18 March 2014

Under the Microscope: The Spring Equinox

This time of year, as the last snow melts from yards and mountainsides, I always find myself getting excited for the spring equinox, which happens to be this Thursday, the 20th.  Although picnics and gardening may be weeks or even months off yet, the spring, or vernal, equinox marks the point in the year that daylight hours will start to become longer than nighttime hours.  No matter how many snowstorms happen between now and June, I take comfort in knowing the days are finally becoming longer than the cold winter nights had been.

Technically, the equinoxes occur when Earth’s orbit and axis tilt cause the Sun to pass directly over the equator, shining its light equally on the northern and southern hemispheres.  This has the effect of giving most places on Earth roughly 12 hours of daylight and 12 hours of night, which is where the term “equinox” comes from:  in Latin, “equi” means equal and “nox” means night, making it literally “equal night.

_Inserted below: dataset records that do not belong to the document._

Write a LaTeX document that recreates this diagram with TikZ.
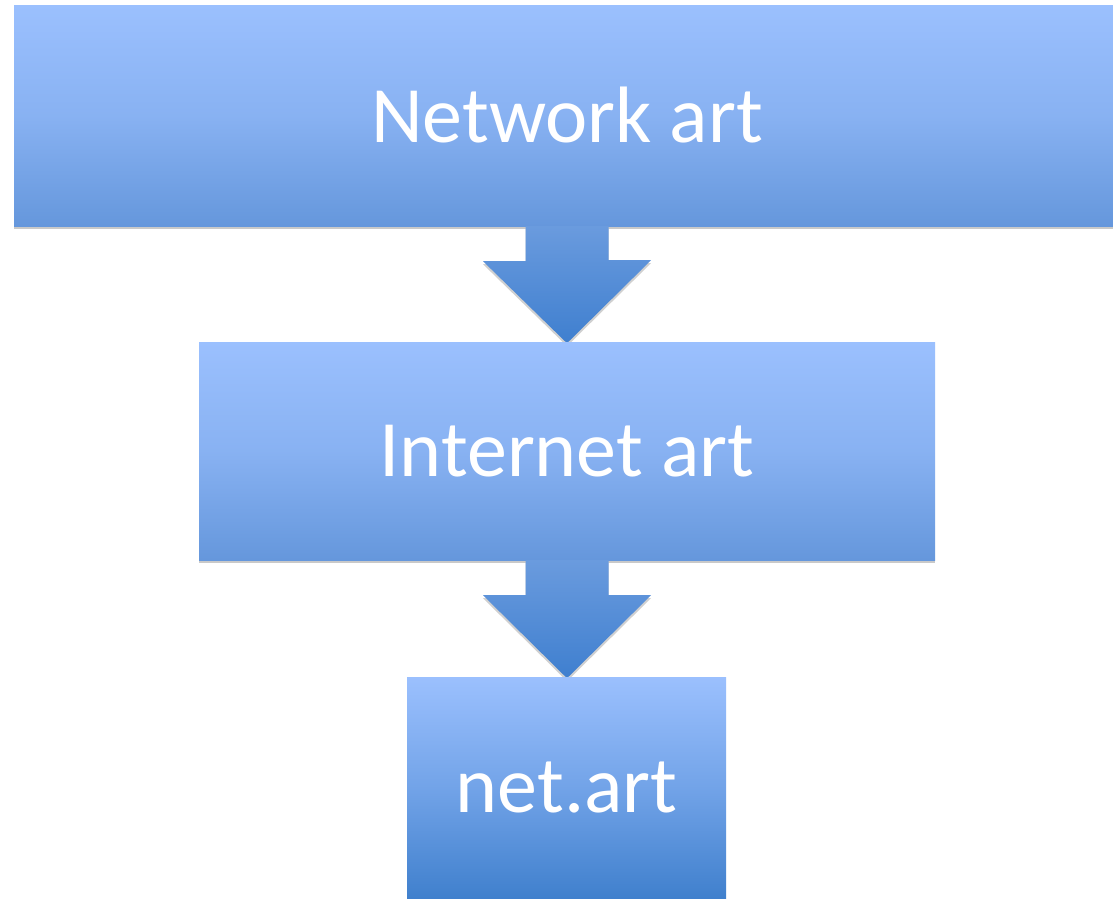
\documentclass[tikz,border=0pt]{standalone}
\usepackage{fontspec}
\setmainfont{Carlito}
\usetikzlibrary{calc,shadows}
\definecolor{boxtop}{HTML}{9BC0FE}
\definecolor{boxbot}{HTML}{6597DC}
\definecolor{boxdeep}{HTML}{4080CD}
\definecolor{arrtop}{HTML}{6A9BDE}
\definecolor{arrbot}{HTML}{3F7FCF}
\begin{document}
\begin{tikzpicture}[x=1pt,y=-1pt]
	\tikzstyle{level}=[rectangle,inner sep=0pt,text=white,font=\fontsize{80}{90}\selectfont,
		top color=boxtop,bottom color=boxbot,middle color=boxtop!65!boxbot,
		drop shadow={shadow xshift=0pt,shadow yshift=-3pt,opacity=0.35,fill=black!60}];
	\tikzstyle{flow}=[top color=arrtop,bottom color=arrbot,
		drop shadow={shadow xshift=0pt,shadow yshift=-3pt,opacity=0.3,fill=black!60}];
	\useasboundingbox (0,0) rectangle (1113,898);
	\fill[white] (0,0) rectangle (1113,898);

	\node[level,minimum width=1106pt,minimum height=221pt] (network) at (567,115.5) {Network art};

	% arrow network -> internet
	\path[flow] ($(network.south)+(-41.5,0)$) -- ++(0,35) -- ++(-42.5,0)
		-- ($(network.south)+(0,117)$) -- ++(84,-83) -- ++(-42.5,0) -- ++(0,-34) -- cycle;

	\node[level,minimum width=736pt,minimum height=218pt] (internet) at (567,451) {Internet art};

	% arrow internet -> net.art
	\path[flow] ($(internet.south)+(-41.5,0)$) -- ++(0,35) -- ++(-42.5,0)
		-- ($(internet.south)+(0,118)$) -- ++(84,-83) -- ++(-42.5,0) -- ++(0,-35) -- cycle;

	\node[level,bottom color=boxdeep,middle color=boxtop!55!boxdeep,minimum width=319pt,minimum height=221pt] (netart) at (566.5,787.5) {net.art};
\end{tikzpicture}
\end{document}
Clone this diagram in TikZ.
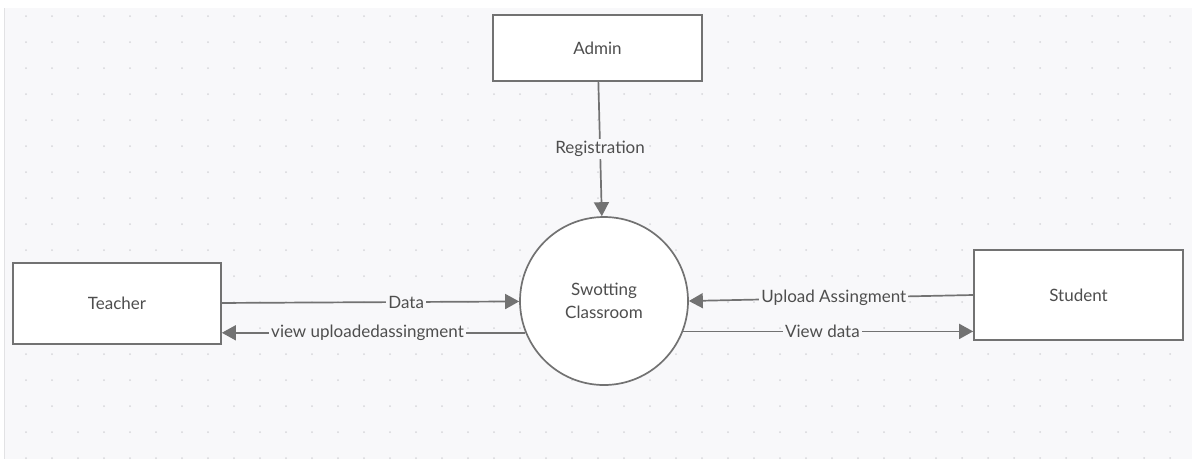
\documentclass[tikz,border=0pt]{standalone}
\usepackage{fontspec}
\setmainfont{Lato}
\usetikzlibrary{arrows.meta}

\definecolor{PanelGray}{HTML}{F8F8FA}
\definecolor{PanelEdge}{HTML}{E2E2E4}
\definecolor{DotGray}{HTML}{D6D6DA}
\definecolor{LineGray}{HTML}{727272}
\definecolor{TextGray}{HTML}{4E4E4E}

\begin{document}
\begin{tikzpicture}[x=1pt,y=-1pt,
every node/.style={font=\fontsize{17}{23}\selectfont,text=TextGray},
entity/.style={draw=LineGray,line width=1.7pt,fill=white,inner sep=0pt},
flow/.style={draw=LineGray,line width=1.7pt,-{Triangle[length=14pt,width=15pt]}},
flowlabel/.style={fill=PanelGray,inner sep=2pt}
]
\useasboundingbox (0,0) rectangle (1192,459);
%panel
\fill[PanelGray] (4,8) rectangle (1192,459);
\draw[PanelEdge,line width=1pt] (4,8) -- (4,459);
\foreach \i in {1,...,45}
  \foreach \j in {0,...,17}
    \fill[DotGray] (26*\i,16+26*\j) circle (1pt);

%entities
\node[entity,minimum width=209pt,minimum height=66pt] (Admin) at (597.5,48) {Admin};
\node[entity,minimum width=208pt,minimum height=81pt] (Teacher) at (117,303.5) {Teacher};
\node[entity,minimum width=209pt,minimum height=90pt] (Student) at (1078.5,295) {Student};
\node[entity,circle,minimum size=168pt,align=center] (Swotting) at (604,301) {Swotting\\Classroom};

%flows
\draw[flow] (Admin) -- node[flowlabel] {Registration} (Swotting);
\draw[flow] (Teacher) -- node[flowlabel,pos=0.62] {Data} (Swotting);
\draw[flow] (Swotting.202) -- node[flowlabel,pos=0.52] {view uploadedassingment} (Swotting.202 -| Teacher.east);
\draw[flow] (Student.west) -- node[flowlabel,pos=0.49] {Upload Assingment} (Swotting.east);
\draw[flow] (Swotting.-21) -- node[flowlabel,pos=0.48] {View data} (Swotting.-21 -| Student.west);
\end{tikzpicture}
\end{document}
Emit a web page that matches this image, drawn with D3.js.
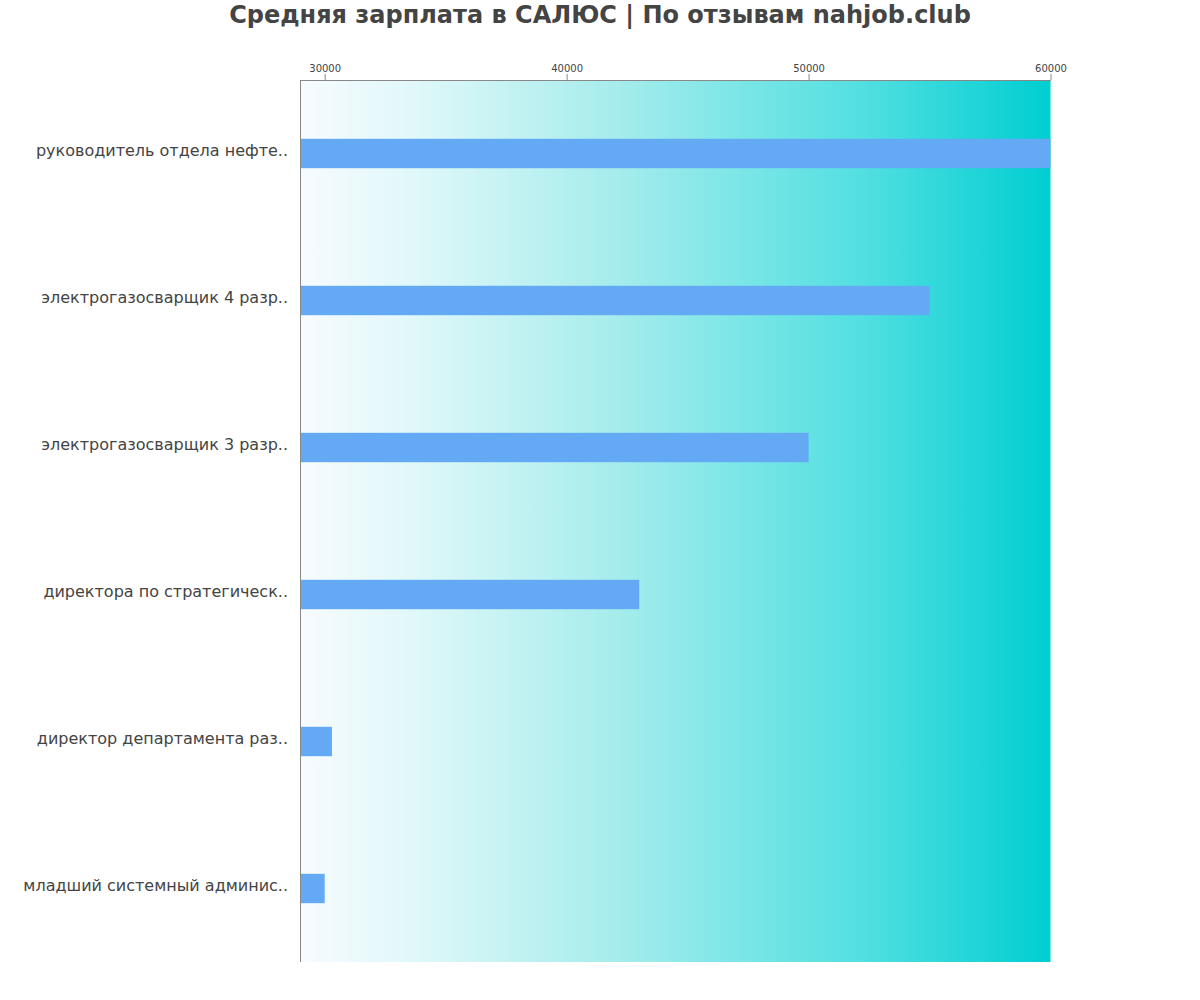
<!DOCTYPE html>
<html><head><meta charset="utf-8">
<script src="https://cdn.jsdelivr.net/npm/d3@7"></script>
<style>body{margin:0;background:#fff;font-family:"DejaVu Sans",sans-serif;}</style>
</head><body>
<svg id="chart" width="1200" height="1000"></svg>
<script>
const categories = [
  "руководитель отдела нефте..",
  "электрогазосварщик 4 разр..",
  "электрогазосварщик 3 разр..",
  "директора по стратегическ..",
  "директор департамента раз..",
  "младший системный админис.."
];
const salaries = [60000, 55000, 50000, 43000, 30300, 30000];
const tickValues = [30000, 40000, 50000, 60000];
const titleText = "Средняя зарплата в САЛЮС | По отзывам nahjob.club";

(function () {
const svg = d3.select("#chart");
const pLeft = 300.5, pRight = 1050.5, pTop = 80, pBottom = 962;

const x = d3.scaleLinear().domain([29000, 60000]).range([pLeft, pRight]);
const y = d3.scaleBand().domain(categories).range([pTop, pBottom]).paddingInner(0.8).paddingOuter(0.4);

const defs = svg.append("defs");
const grad = defs.append("linearGradient").attr("id", "bg").attr("x1", "0").attr("x2", "1").attr("y1", "0").attr("y2", "0");
[[0, "#f7fbff"], [0.15, "#e0f8f9"], [0.42, "#a6ecec"], [0.75, "#52dfe1"], [1, "#00ced1"]]
  .forEach(([o, c]) => grad.append("stop").attr("offset", o).attr("stop-color", c));

svg.append("rect").attr("x", pLeft).attr("y", pTop).attr("width", pRight - pLeft).attr("height", pBottom - pTop)
  .attr("fill", "url(#bg)");

svg.append("g").selectAll("rect").data(salaries).join("rect")
  .attr("x", x(29000))
  .attr("y", (d, i) => y(categories[i]))
  .attr("width", d => x(d) - x(29000))
  .attr("height", y.bandwidth())
  .attr("fill", "#63a9f4");

const xAxis = svg.append("g").attr("transform", `translate(0,${pTop})`)
  .call(d3.axisTop(x).tickValues(tickValues).tickFormat(d3.format("d")).tickSize(6).tickSizeOuter(0));
xAxis.select(".domain").attr("stroke", "#888");
xAxis.selectAll(".tick line").attr("stroke", "#888");
xAxis.selectAll(".tick text").attr("fill", "#444").style("font-size", "10px").style("font-family", "DejaVu Sans").attr("dy", "0.1em");

svg.append("line").attr("x1", pLeft).attr("x2", pLeft).attr("y1", pTop).attr("y2", pBottom)
  .attr("stroke", "#888").attr("stroke-width", 1);

svg.append("g").selectAll("text").data(categories).join("text")
  .attr("x", 288)
  .attr("y", d => y(d) + y.bandwidth() / 2)
  .attr("dy", "0.18em")
  .attr("text-anchor", "end")
  .attr("fill", "#444")
  .style("font-size", "16px")
  .text(d => d);

svg.append("text").attr("x", 600).attr("y", 23).attr("text-anchor", "middle")
  .attr("fill", "#444").style("font-size", "24px").style("font-weight", "bold").text(titleText);
})();
</script>
</body></html>
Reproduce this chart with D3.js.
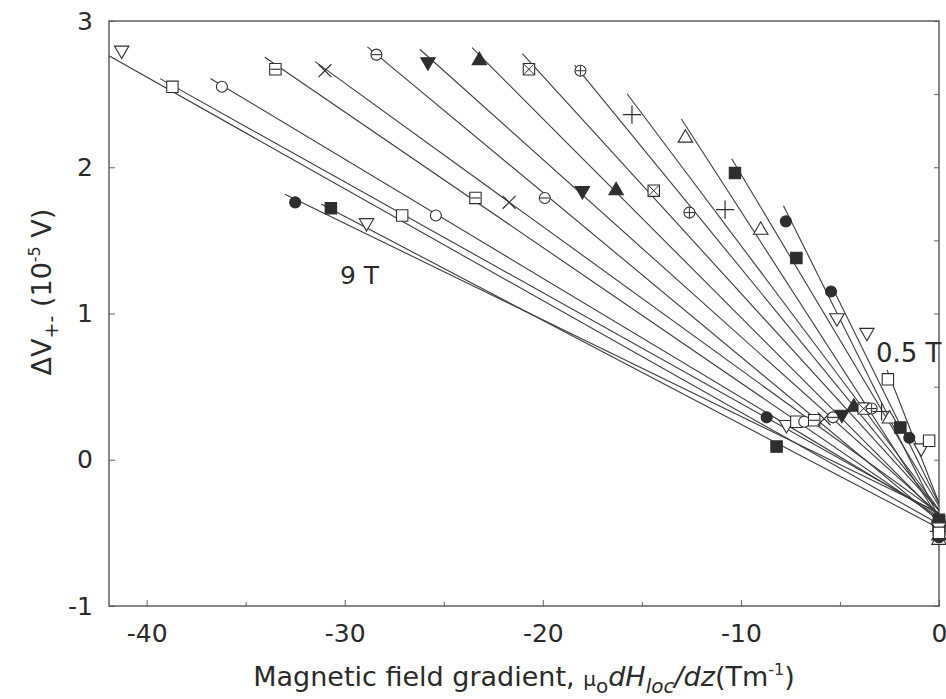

The Equinoxes only happen twice per year, around March 20th and September 22nd, and mark the generally accepted beginnings of spring and autumn, respectively.  It’s easy to forget though that just as our northern hemisphere is slowly blooming into spring, the southern hemisphere will be celebrating the autumn harvest.  Another interesting fact:  the sun rises precisely from the east and sets precisely in the west on equinoxes.  

As the days lengthen the average temperature rises and nature is quick to take note.  Trees begin budding and grass shoots and wildflowers begin poking through the last of the slush.  Before too long insects are hatching, the birds are returning and larger wildlife are migrating out of their wintering grounds.  The number of daylight hours keeps on increasing until the summer solstice, the longest day of the year, which is on June 21st this year.  The days then gradually get shorter through the autumnal equinox, up to the winter solstice on December 21, 2014. 

In Missoula, there is still a chill in the air and ice on the Clark Fork River’s banks.  But thanks to the passing of the equinox, summer’s warmth really can’t be too far off.